ISLAMABAD (Reuters) – Nawaz Sharif, seen as the front-runner in Pakistan’s election race, said he would not allow militant groups to attack India from his country and would work to improve ties with rival New Delhi if elected.
“If I become the prime minister I will make sure that the Pakistani soil is not used for any such designs against India,” Sharif told CNN-IBN in an interview.
Despite recent strains, India and Pakistan’s relations have improved after nose-diving in 2008 when gunmen killed 166 people in Mumbai in a three-day rampage that India blamed on a Pakistani militant group.
According to opinion polls, Sharif’s Pakistan Muslim League (PML-N) is expected to win Saturday’s general election after capitalizing on the failure of the outgoing Pakistan People’s Party (PPP) to tackle everything from power cuts to a Taliban insurgency.
Cricketer-turned-politician Imran Khan, who has formed his own party, has become one of Pakistan’s most popular politicians and could be a major partner in a coalition government, analysts say.
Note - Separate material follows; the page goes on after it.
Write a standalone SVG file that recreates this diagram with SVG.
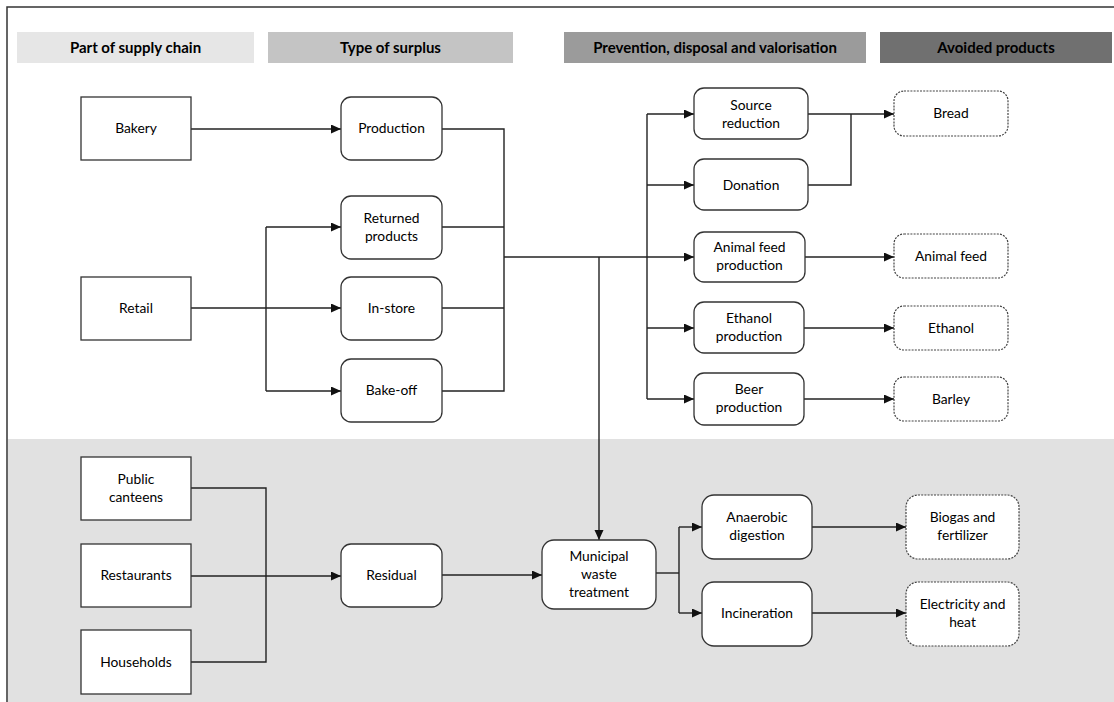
<svg xmlns="http://www.w3.org/2000/svg" width="1114" height="702" viewBox="0 0 1114 702">
  <style>
    .hdr { font-family: Lato, "Liberation Sans", sans-serif; font-size: 15px; font-weight: bold; fill: #000; text-anchor: middle; }
    .lbl { font-family: Lato, "Liberation Sans", sans-serif; font-size: 13.8px; fill: #000; text-anchor: middle; }
    .box { fill: #fff; stroke: #333; stroke-width: 1.3; }
    .dot { fill: #fff; stroke: #444; stroke-width: 1.2; stroke-dasharray: 2 1.2; }
    .ln { fill: none; stroke: #222; stroke-width: 1.4; }
    .arr { marker-end: url(#ah); }
  </style>
  <defs>
    <marker id="ah" markerUnits="userSpaceOnUse" markerWidth="11" markerHeight="10" refX="10" refY="4.5" orient="auto">
      <path d="M0,0 L10,4.5 L0,9 z" fill="#111"/>
    </marker>
  </defs>

  <!-- background, frame and lower shaded zone -->
  <rect x="0" y="0" width="1114" height="702" fill="#fff"/>
  <rect x="8" y="439" width="1106" height="263" fill="#e1e1e1"/>
  <path d="M7,702 V7 H1114" fill="none" stroke="#333" stroke-width="1.5"/>

  <!-- column headers -->
  <g id="headers">
    <rect x="17" y="32" width="237" height="31" fill="#e6e6e6"/>
    <text class="hdr" x="135.5" y="53">Part of supply chain</text>
    <rect x="268" y="32" width="245" height="31" fill="#c4c4c4"/>
    <text class="hdr" x="390.5" y="53">Type of surplus</text>
    <rect x="564" y="32" width="302" height="31" fill="#9b9b9b"/>
    <text class="hdr" x="715" y="53">Prevention, disposal and valorisation</text>
    <rect x="880" y="32" width="232" height="31" fill="#707070"/>
    <text class="hdr" x="996" y="53">Avoided products</text>
  </g>

  <!-- connectors -->
  <g id="connectors">
    <path class="ln arr" d="M191,129 H341"/>
    <path class="ln arr" d="M191,308 H341"/>
    <path class="ln" d="M266,227 V391"/>
    <path class="ln arr" d="M266,227 H341"/>
    <path class="ln arr" d="M266,391 H341"/>
    <path class="ln" d="M442,129 H504 V391 H442"/>
    <path class="ln" d="M442,227 H504"/>
    <path class="ln" d="M442,308 H504"/>
    <path class="ln arr" d="M504,257 H694"/>
    <path class="ln" d="M647,114 V399"/>
    <path class="ln arr" d="M647,114 H694"/>
    <path class="ln arr" d="M647,185 H694"/>
    <path class="ln arr" d="M647,328 H694"/>
    <path class="ln arr" d="M647,399 H694"/>
    <path class="ln arr" d="M599,257 V540"/>
    <path class="ln arr" d="M808,114 H894"/>
    <path class="ln" d="M808,185 H851 V114"/>
    <path class="ln arr" d="M805,257 H894"/>
    <path class="ln arr" d="M804,328 H894"/>
    <path class="ln arr" d="M804,399 H894"/>
    <path class="ln" d="M191,488 H266 V662 H191"/>
    <path class="ln arr" d="M191,576 H341"/>
    <path class="ln arr" d="M442,575 H542"/>
    <path class="ln" d="M656,573 H679"/>
    <path class="ln" d="M679,527 V613"/>
    <path class="ln arr" d="M679,527 H702"/>
    <path class="ln arr" d="M679,613 H702"/>
    <path class="ln arr" d="M812,527 H906"/>
    <path class="ln arr" d="M812,613 H906"/>
  </g>

  <!-- supply chain -->
  <g id="bakery"><rect class="box" x="81" y="97" width="110" height="63"/><text class="lbl" x="136" y="133">Bakery</text></g>
  <g id="retail"><rect class="box" x="81" y="277" width="110" height="63"/><text class="lbl" x="136" y="313">Retail</text></g>
  <g id="public-canteens"><rect class="box" x="81" y="457" width="110" height="63"/><text class="lbl" x="136" y="484">Public</text><text class="lbl" x="136" y="502">canteens</text></g>
  <g id="restaurants"><rect class="box" x="81" y="544" width="110" height="63"/><text class="lbl" x="136" y="580">Restaurants</text></g>
  <g id="households"><rect class="box" x="81" y="630" width="110" height="64"/><text class="lbl" x="136" y="667">Households</text></g>

  <!-- type of surplus -->
  <g id="production"><rect class="box" x="341" y="97" width="101" height="63" rx="10"/><text class="lbl" x="391.5" y="133">Production</text></g>
  <g id="returned-products"><rect class="box" x="341" y="196" width="101" height="63" rx="10"/><text class="lbl" x="391.5" y="223">Returned</text><text class="lbl" x="391.5" y="241">products</text></g>
  <g id="in-store"><rect class="box" x="341" y="277" width="101" height="63" rx="10"/><text class="lbl" x="391.5" y="313">In-store</text></g>
  <g id="bake-off"><rect class="box" x="341" y="359" width="101" height="63" rx="10"/><text class="lbl" x="391.5" y="395">Bake-off</text></g>
  <g id="residual"><rect class="box" x="341" y="544" width="101" height="63" rx="10"/><text class="lbl" x="391.5" y="580">Residual</text></g>

  <!-- prevention, disposal and valorisation -->
  <g id="source-reduction"><rect class="box" x="694" y="88" width="114" height="51" rx="10"/><text class="lbl" x="751" y="110">Source</text><text class="lbl" x="751" y="128">reduction</text></g>
  <g id="donation"><rect class="box" x="694" y="159" width="114" height="51" rx="10"/><text class="lbl" x="751" y="190">Donation</text></g>
  <g id="animal-feed-production"><rect class="box" x="694" y="232" width="111" height="50" rx="10"/><text class="lbl" x="749.5" y="252">Animal feed</text><text class="lbl" x="749.5" y="270">production</text></g>
  <g id="ethanol-production"><rect class="box" x="694" y="302" width="110" height="51" rx="10"/><text class="lbl" x="749" y="323">Ethanol</text><text class="lbl" x="749" y="341">production</text></g>
  <g id="beer-production"><rect class="box" x="694" y="373" width="110" height="52" rx="10"/><text class="lbl" x="749" y="394">Beer</text><text class="lbl" x="749" y="412">production</text></g>
  <g id="municipal-waste-treatment"><rect class="box" x="542" y="540" width="114" height="69" rx="12"/><text class="lbl" x="599" y="561">Municipal</text><text class="lbl" x="599" y="579">waste</text><text class="lbl" x="599" y="597">treatment</text></g>
  <g id="anaerobic-digestion"><rect class="box" x="702" y="495" width="110" height="64" rx="12"/><text class="lbl" x="757" y="522">Anaerobic</text><text class="lbl" x="757" y="540">digestion</text></g>
  <g id="incineration"><rect class="box" x="702" y="582" width="110" height="64" rx="12"/><text class="lbl" x="757" y="618">Incineration</text></g>

  <!-- avoided products -->
  <g id="bread"><rect class="dot" x="894" y="91" width="114" height="45" rx="10"/><text class="lbl" x="951" y="118">Bread</text></g>
  <g id="animal-feed"><rect class="dot" x="894" y="234" width="114" height="44" rx="10"/><text class="lbl" x="951" y="261">Animal feed</text></g>
  <g id="ethanol"><rect class="dot" x="894" y="306" width="114" height="44" rx="10"/><text class="lbl" x="951" y="333">Ethanol</text></g>
  <g id="barley"><rect class="dot" x="894" y="377" width="114" height="44" rx="10"/><text class="lbl" x="951" y="404">Barley</text></g>
  <g id="biogas-and-fertilizer"><rect class="dot" x="906" y="495" width="113" height="64" rx="12"/><text class="lbl" x="962.5" y="522">Biogas and</text><text class="lbl" x="962.5" y="540">fertilizer</text></g>
  <g id="electricity-and-heat"><rect class="dot" x="906" y="582" width="113" height="64" rx="12"/><text class="lbl" x="962.5" y="609">Electricity and</text><text class="lbl" x="962.5" y="627">heat</text></g>
</svg>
Khan was injured when he fell off a mechanical lift raising him onto a stage at a rally on Tuesday. He fell as the lift was just short of a platform 15 feet off the ground in the eastern city of Lahore, witnesses said.
Khan fractured a rib, said Haroon Sultan, the chief doctor at a hospital where he is being treated. “We will examine him after three days and will decide how much rest he needs,” said Sultan. “He will be fine soon.”
The accident could win Khan some last-minute sympathy votes as he recovers.